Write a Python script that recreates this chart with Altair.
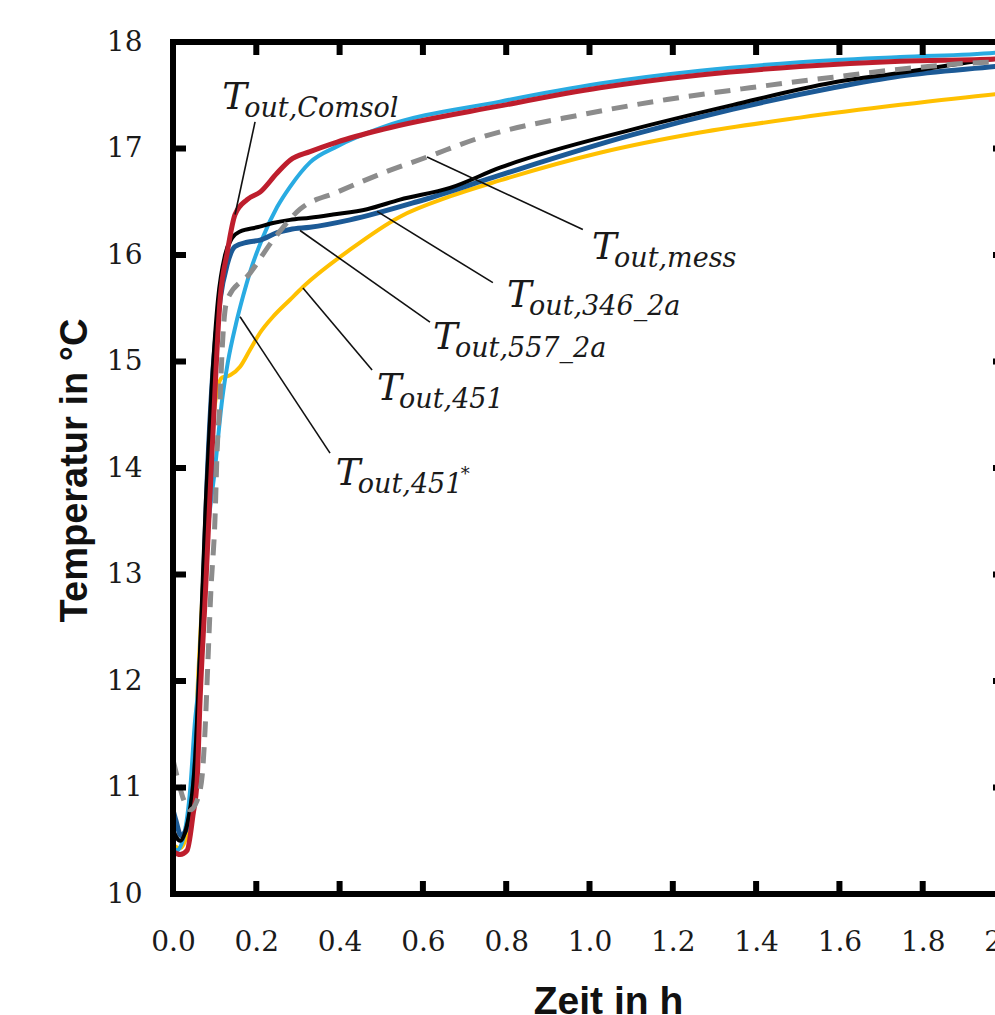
import altair as alt
import pandas as pd

# ---------------- data ----------------
red_x = [0, 0.017, 0.034, 0.048, 0.058, 0.065, 0.077, 0.094, 0.113, 0.130, 0.149, 0.178, 0.209, 0.250,
         0.281, 0.329, 0.394, 0.504, 0.785, 1.025, 1.265, 1.505, 1.746, 1.974, 2.0]
red_y = [10.40, 10.37, 10.41, 10.74, 11.07, 11.82, 12.76, 14.17, 15.58, 16.02, 16.38, 16.52, 16.59, 16.77,
         16.89, 16.97, 17.06, 17.18, 17.40, 17.57, 17.69, 17.77, 17.82, 17.84, 17.85]

lblue_x = [0, 0.010, 0.029, 0.041, 0.053, 0.058, 0.070, 0.082, 0.101, 0.118, 0.132, 0.151, 0.168, 0.185,
           0.216, 0.250, 0.281, 0.329, 0.394, 0.504, 0.785, 1.025, 1.265, 1.505, 1.746, 1.974, 2.0]
lblue_y = [10.43, 10.41, 10.60, 10.97, 11.63, 11.82, 12.57, 13.33, 14.00, 14.64, 15.00, 15.35, 15.61, 15.84,
           16.17, 16.45, 16.64, 16.87, 17.02, 17.20, 17.44, 17.61, 17.73, 17.81, 17.86, 17.90, 17.91]

black_x = [0, 0.017, 0.036, 0.053, 0.065, 0.079, 0.094, 0.108, 0.125, 0.142, 0.161, 0.202, 0.240, 0.281,
           0.329, 0.384, 0.466, 0.545, 0.665, 0.785, 1.104, 1.345, 1.585, 1.746, 1.974, 2.0]
black_y = [10.60, 10.50, 10.69, 11.26, 12.29, 13.70, 14.83, 15.58, 16.00, 16.16, 16.22, 16.26, 16.30, 16.33,
           16.35, 16.38, 16.43, 16.52, 16.63, 16.82, 17.18, 17.41, 17.62, 17.71, 17.84, 17.85]

dblue_x = [0, 0.007, 0.019, 0.031, 0.046, 0.058, 0.070, 0.082, 0.096, 0.113, 0.130, 0.149, 0.178, 0.209,
           0.250, 0.281, 0.329, 0.425, 0.586, 0.785, 1.104, 1.345, 1.585, 1.746, 1.974, 2.0]
dblue_y = [10.79, 10.69, 10.55, 10.60, 10.88, 11.54, 12.57, 13.89, 14.92, 15.58, 15.91, 16.08, 16.12, 16.14,
           16.21, 16.24, 16.26, 16.33, 16.50, 16.75, 17.13, 17.37, 17.57, 17.68, 17.77, 17.78]

yellow_x = [0, 0.017, 0.036, 0.050, 0.060, 0.070, 0.082, 0.094, 0.106, 0.118, 0.137, 0.161, 0.185, 0.209,
            0.240, 0.281, 0.312, 0.425, 0.545, 0.665, 0.785, 1.025, 1.265, 1.505, 1.746, 1.974, 2.0]
yellow_y = [10.46, 10.43, 10.60, 11.07, 12.01, 12.76, 13.70, 14.36, 14.73, 14.85, 14.87, 14.95, 15.11, 15.27,
            15.42, 15.58, 15.70, 16.05, 16.36, 16.55, 16.70, 16.96, 17.15, 17.29, 17.41, 17.51, 17.52]

gray_x = [0, 0.012, 0.026, 0.041, 0.058, 0.070, 0.077, 0.084, 0.091, 0.101, 0.106, 0.113, 0.118, 0.130,
          0.185, 0.240, 0.305, 0.394, 0.504, 0.610, 0.744, 0.984, 1.186, 1.385, 1.585, 1.786, 1.974, 2.0]
gray_y = [11.26, 11.07, 10.88, 10.79, 10.88, 11.11, 11.54, 12.20, 12.85, 13.54, 14.17, 14.64, 15.11, 15.58,
          15.83, 16.14, 16.43, 16.59, 16.77, 16.92, 17.11, 17.32, 17.46, 17.57, 17.67, 17.76, 17.81, 17.81]

# annotation leader lines (curve point -> label)
lead_x1 = [0.197, 0.610, 0.490, 0.305, 0.312, 0.161]
lead_y1 = [17.25, 16.92, 16.41, 16.23, 15.69, 15.42]
lead_x2 = [0.149, 0.984, 0.768, 0.617, 0.478, 0.377]
lead_y2 = [16.38, 16.24, 15.74, 15.37, 14.92, 14.14]

# annotation labels: "T" + subscript
lab_x = [0.118, 1.006, 0.802, 0.624, 0.490, 0.391]
lab_y = [17.37, 15.96, 15.51, 15.12, 14.64, 13.84]
lab_main = ["T", "T", "T", "T", "T", "T"]
lab_sub = ["out,Comsol", "out,mess", "out,346_2a", "out,557_2a", "out,451", "out,451"]
sup_x = [0.691]
sup_y = [13.89]
sup_text = ["*"]

x_ticks = [0.0, 0.2, 0.4, 0.6, 0.8, 1.0, 1.2, 1.4, 1.6, 1.8, 2.0]
y_ticks = [10, 11, 12, 13, 14, 15, 16, 17, 18]

# ---------------- chart ----------------
W_VIEW = 822      # visible part of the plot area (window is cropped on the right)
W_FULL = 833      # full x-range: 0 .. 2.0
H = 852
TICK = 13

xscale = alt.Scale(domain=[0, 2], range=[0, W_FULL], nice=False, zero=False)
yscale = alt.Scale(domain=[10, 18], nice=False, zero=False)

xaxis = alt.Axis(values=x_ticks, format=".1f", title="Zeit in h", grid=False, ticks=False, tickSize=0,
                 domain=False, labelFlush=False, labelOverlap=False,
                 labelFont="DejaVu Serif", labelFontSize=28, labelColor="#1a1a1a", labelPadding=34,
                 titleFont="Liberation Sans", titleFontSize=39, titleFontWeight="bold", titleColor="#111111",
                 titleX=435, titleY=119, titleBaseline="alphabetic", titleAlign="center")
yaxis = alt.Axis(values=y_ticks, format="d", title="Temperatur in °C", grid=False, ticks=False, tickSize=0,
                 domain=False, labelFlush=False, labelOverlap=False,
                 labelFont="DejaVu Serif", labelFontSize=28, labelColor="#1a1a1a", labelPadding=31,
                 titleFont="Liberation Sans", titleFontSize=38, titleFontWeight="bold", titleColor="#111111",
                 titleAngle=-90, titleX=-98, titleY=H / 2 + 2, titleAlign="center", titleBaseline="middle")

X = alt.X("x:Q", scale=xscale, axis=xaxis)
Y = alt.Y("y:Q", scale=yscale, axis=yaxis)


def series(xs, ys, color, width, dash=None):
    df = pd.DataFrame({"x": xs, "y": ys})
    kw = dict(color=color, strokeWidth=width, interpolate="monotone", strokeCap="butt")
    if dash:
        kw["strokeDash"] = dash
    return alt.Chart(df).mark_line(**kw).encode(x=X, y=Y)


one = pd.DataFrame({"d": [0]})
frame_left = alt.Chart(one).mark_rule(color="black", strokeWidth=6).encode(
    x=alt.value(0), y=alt.value(-3), y2=alt.value(H + 3))
frame_top = alt.Chart(one).mark_rule(color="black", strokeWidth=6).encode(
    y=alt.value(0), x=alt.value(-3), x2=alt.value(W_FULL + 3))
frame_bottom = alt.Chart(one).mark_rule(color="black", strokeWidth=6).encode(
    y=alt.value(H), x=alt.value(-3), x2=alt.value(W_FULL + 3))
frame_right = alt.Chart(one).mark_rule(color="black", strokeWidth=6).encode(
    x=alt.value(W_FULL), y=alt.value(-3), y2=alt.value(H + 3))

xt = pd.DataFrame({"x": x_ticks})
yt = pd.DataFrame({"y": y_ticks})
tick_bottom = alt.Chart(xt).mark_rule(color="black", strokeWidth=6).encode(
    x=X, y=alt.value(H), y2=alt.value(H - TICK))
tick_top = alt.Chart(xt).mark_rule(color="black", strokeWidth=6).encode(
    x=X, y=alt.value(0), y2=alt.value(TICK))
tick_left = alt.Chart(yt).mark_rule(color="black", strokeWidth=6).encode(
    y=Y, x=alt.value(0), x2=alt.value(TICK))
tick_right = alt.Chart(yt).mark_rule(color="black", strokeWidth=6).encode(
    y=Y, x=alt.value(W_FULL), x2=alt.value(W_FULL - TICK))

lead_df = pd.DataFrame({"x": lead_x1, "y": lead_y1, "x2": lead_x2, "y2": lead_y2})
leaders = alt.Chart(lead_df).mark_rule(color="#111111", strokeWidth=1.6).encode(
    x=X, y=Y, x2="x2:Q", y2="y2:Q")

lab_df = pd.DataFrame({"x": lab_x, "y": lab_y, "main": lab_main, "sub": lab_sub})
lab_T = alt.Chart(lab_df).mark_text(font="DejaVu Serif", fontStyle="italic", fontSize=37, align="left",
                                    baseline="alphabetic", color="#1a1a1a").encode(x=X, y=Y, text="main:N")
lab_S = alt.Chart(lab_df).mark_text(font="DejaVu Serif", fontStyle="italic", fontSize=27, align="left",
                                    baseline="alphabetic", color="#1a1a1a", dx=22, dy=8).encode(
    x=X, y=Y, text="sub:N")
sup_df = pd.DataFrame({"x": sup_x, "y": sup_y, "t": sup_text})
lab_sup = alt.Chart(sup_df).mark_text(font="DejaVu Serif", fontSize=18, align="left",
                                      baseline="alphabetic", color="#1a1a1a").encode(x=X, y=Y, text="t:N")

chart = alt.layer(
    series(yellow_x, yellow_y, "#FFC000", 4),
    series(lblue_x, lblue_y, "#29ABE2", 4),
    series(dblue_x, dblue_y, "#1C5A96", 5),
    series(black_x, black_y, "#000000", 4),
    series(red_x, red_y, "#BE1E2D", 5),
    series(gray_x, gray_y, "#8C8C8C", 5, dash=[16, 10]),
    frame_left, frame_top, frame_bottom, frame_right,
    tick_bottom, tick_top, tick_left, tick_right,
    leaders, lab_T, lab_S, lab_sup,
).properties(
    width=W_VIEW, height=H,
    autosize=alt.AutoSizeParams(type="none"),
    padding={"left": 173, "top": 42, "right": 0, "bottom": 121},
    background="white",
).configure_view(strokeWidth=0)

chart.save("out.html", embed_options={"renderer": "svg", "actions": False})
◇ ◇ ◇ ◇
YOUR OBJECTIVE: Go from the first line of the data above to the line containing "17.82, 17.84, 17.85]" and retype exactly those lines, both included, but none of the pictures.

TASK RESPONSE:
Write a Python script that recreates this chart with Altair.
import altair as alt
import pandas as pd

# ---------------- data ----------------
red_x = [0, 0.017, 0.034, 0.048, 0.058, 0.065, 0.077, 0.094, 0.113, 0.130, 0.149, 0.178, 0.209, 0.250,
         0.281, 0.329, 0.394, 0.504, 0.785, 1.025, 1.265, 1.505, 1.746, 1.974, 2.0]
red_y = [10.40, 10.37, 10.41, 10.74, 11.07, 11.82, 12.76, 14.17, 15.58, 16.02, 16.38, 16.52, 16.59, 16.77,
         16.89, 16.97, 17.06, 17.18, 17.40, 17.57, 17.69, 17.77, 17.82, 17.84, 17.85]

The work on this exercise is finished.